Let $K$ be the point on $w$ such that $AK \parallel PQ$ and $T$ lie on $BC$ such that $TA$ is tangent to $(ABC)$. It's easy to see that $(ABC)$ and $w$ are tangent at $A$, so $TA$ is clearly the common tangent of $(ABC)$ and $w$. Consider the homothety taking $QP$ to $BC$. Because $QP \parallel BC$, this homothety must be centered at $O$. Now, observe $$\measuredangle (KP, BC) = \measuredangle KPQ = \measuredangle KAQ = \measuredangle KAC = \measuredangle BCA = \measuredangle A'CB$$which means $KP \parallel A'C$. An analogous process yields $KQ \parallel A'B$. Combining these two results with $QP \parallel BC$, we conclude that the aforementioned homothety maps $KPQ$ to $A'CB$, so $K \in \overline{A'OS}$ follows immediately. Since $AK \parallel \overline{TBC}$ follows from transitivity, symmetry implies $$\measuredangle ATA' = \measuredangle ATB + \measuredangle BTA' = 2 \measuredangle ATB$$$$= 2 \measuredangle TAK = 2 \measuredangle ASK = 2 \measuredangle ASA'.$$Hence, because $TA = TA'$ by symmetry, we know $T$ is the center of $(ASA')$. Now, $TA = TS$ means $TS$ is tangent to $w$ by equal tangents and $$TS^2 = TA^2 = Pow_{(ABC)}(T) = TB \cdot TC$$implying $TS$ is tangent to $(BSC)$, which finishes. $\blacksquare$

always a fun day to do moving points!

Let $T=OS \cap \omega$. Claim: $AT \parallel BC$. If so, let tangent to $\omega$ at $A$ intersect $BC$ at $X$. By easy angle chasing we can get that $X$ is center of $(ASA')$ and so $XS^2=XA^2=XB\cdot XC$ (the last is since $(APQ)$ and $(ABC)$ are tangent) and we are done. Sketch for proof of claim: fix $A, T, P, Q$ and move linearity $B, C$. Then points $O, A'$ also move linearity. We want to prove that $T, O, A'$ are collinear, so it's enough to check 3 cases. 1) $B=P$, $C=Q$, $O$ is a midpoint of $PQ$. 2) $B=A=C=A'=O$. 3) $BC$ is midline of $\Delta APQ$. All cases are obvious (but in last I bashed in complex numbers...).

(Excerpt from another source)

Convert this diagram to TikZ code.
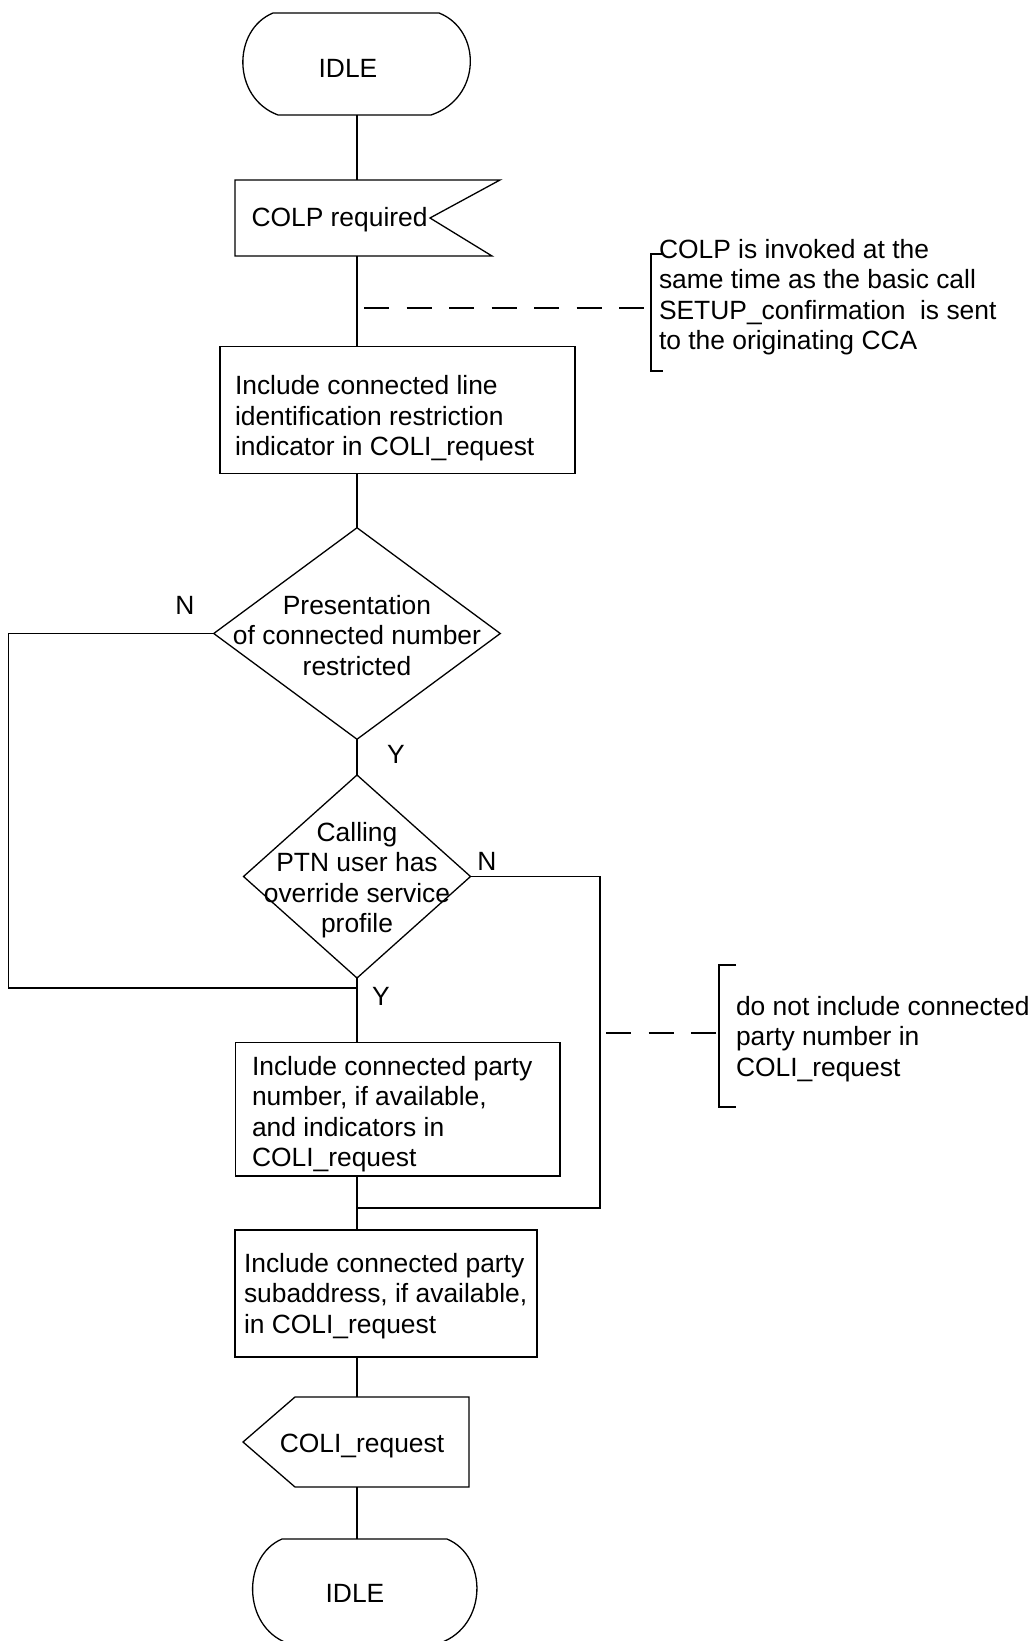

Let $A''$ be point on $APQ$ such that $AA'' \parallel BC$. Since $A''PQ$ and $A'CB$ are homothetic we have that $A''$ lies on $A'O$. Let $A'O$ meet $BC$ at $T$. Claim $1 :PBTS$ and $QCTS$ are cyclic. Proof $:$ Note that $\angle BTA' = \angle AA''S = \angle SPB$ so $PBTS$ is cyclic. we prove the other part with same approach. Claim $2 :TP = TQ$. Proof $:$ Note that $BC \parallel AA''$ and midpoint of $AA'$ lies on $BC$ so $T$ is midpoint of $A'A''$ and since $\angle A'AA'' = 90$ we have that $T$ lies on perpendicular bisector of $AA'$ and since $AA'QP$ is isosceles trapezoid we have that $T$ lies on perpendicular bisector of $PQ$ as well. Now note that $\angle PSB = \angle PTB = \angle PQT = \angle PQS + \angle SQT = \angle PAS + \angle SCT$ so $BSC$ and $APQ$ are tangent.